Seit 2007 versorgen wir jährlich 50-60 Patienten mit gebranchten Prothesen an einem thorakoabdominellen Aneurysma. Die perioperative Sterblichkeit liegt unter 3 Prozent. Zudem gehörten wir zu den ersten Kliniken, die die Standardprothese T-Branch eingesetzt hat.

Aneurysmen betreffen in ca. 20 Prozent die Beckenarterien. Der Erhalt der Durchblutung der Beckenorgane und Gesäßmuskulatur über die innerer Beckenschlagader ist hier aufgrund der tiefen Lage im kleinen Becken ein besondere Herausforderung bei der offenen Therapie. Auch hier haben sich gebranchte Prothesen bewährt, mit denen es gelingt, nicht nur die Durchblutung der Beckenorgane zu erhalten, sondern auch die autonomen Nerven des Beckens zu schonen (Abb.6). Wir versorgen jährlich ca. 30-40 Patienten mit diesen Aneurysmen und können Gesäßclaudikatio, Erektionsstörungen und Darmdurchblutungsstörungen weitgehend vermeiden. Die perioperative Sterblichkeit ist mit 1,4 Prozent sehr gering.

In jüngster Zeit stehen in wenigen ausgewählte Kliniken gebranchte Endoprothesen für Aneurysmen und Dissektionen des Aortenbogens (Abb.7) zur Verfügung.
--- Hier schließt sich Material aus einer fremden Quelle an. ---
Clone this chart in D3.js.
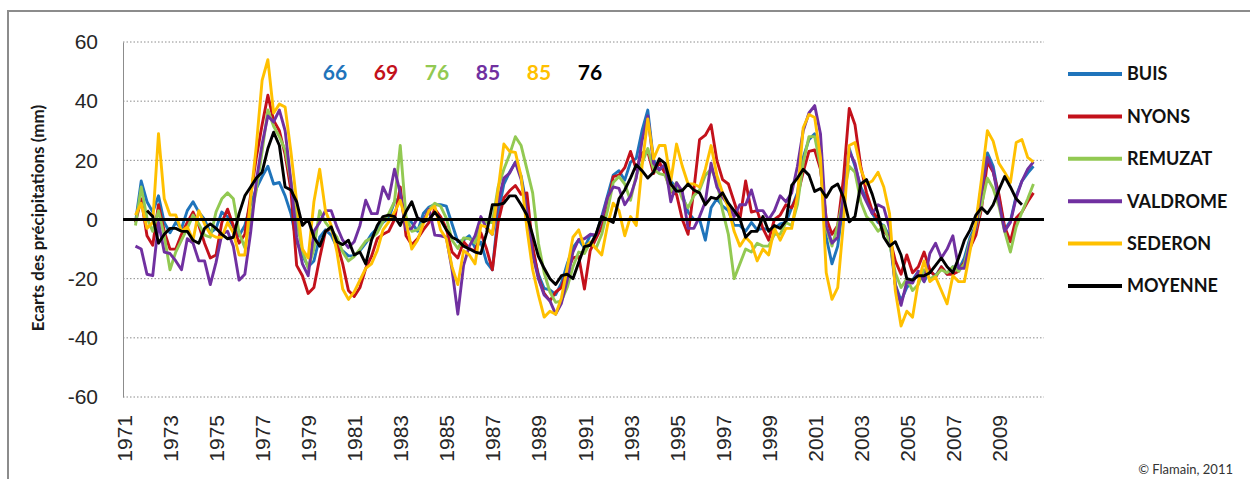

Die Erkrankung an sich als auch die Behandlung beinhalten das besondere Risiko des Schlaganfalls mit möglicherweise erheblichen Folgen z.B. einer Halbseitenlähmung. Sind bestimmte Voraussetzungen erfüllt, kann diesen Patienten die Eröffnung des Brustkorbes und die offene Operation mit Herz-Lungen-Maschine in Hypothermie erspart werden. Die aus dem Aortenbogen abgehenden Halsgefäße für das Gehirn werden hierbei über innenliegende Branches (Cuffs) (Abb.7) angeschlossen. Alle unsere bisher so versorgten Patienten haben diese Operation ohne neurologisches Defizit überlebt.

Offene/konventionelle Aortenbehandlung

Wenn auch die o.g. endovaskulären Behandlungsmethoden heute bei der Mehrheit der Patienten Anwendung finden, so ist doch nicht jede Aortenerkrankung für diese Therapie geeignet. Stark gekurvte und geknickte Aortenverläufe, stark verkalkte, eingeengte oder verschlossene Zugangsgefäße (in der Regel die Beckenschlagadern) oder Veränderungen der Nieren und Bauchgefäße machen die endovaskuläre Therapie gelegentlich unmöglich oder zumindest sehr schwierig. In diesen Fällen wird nach wie vor die offene Aortenchirurgie angewendet.

Auch bei sehr jungen Patienten oder einer Systemerkrankung wie z.B. das Marfan-Syndrom werden die offenen Verfahren angewendet. Technische Weiterentwicklungen auch der offenen Verfahren machen diese Behandlung gerade für die genannten Gruppen ausgesprochen sicher. Ein weiterer Vorteil der offenen Verfahren ist, dass deutlich weniger Kontrolluntersuchungen notwendig sind. Dies ist besonders für jüngere Patienten ein wichtiges Argument.

Als Klinik, die beide Verfahren anbietet, können wir unseren Patienten eine individuelle, für den einzelnen ideale Therapie anbieten, sei es offen oder endovaskulär.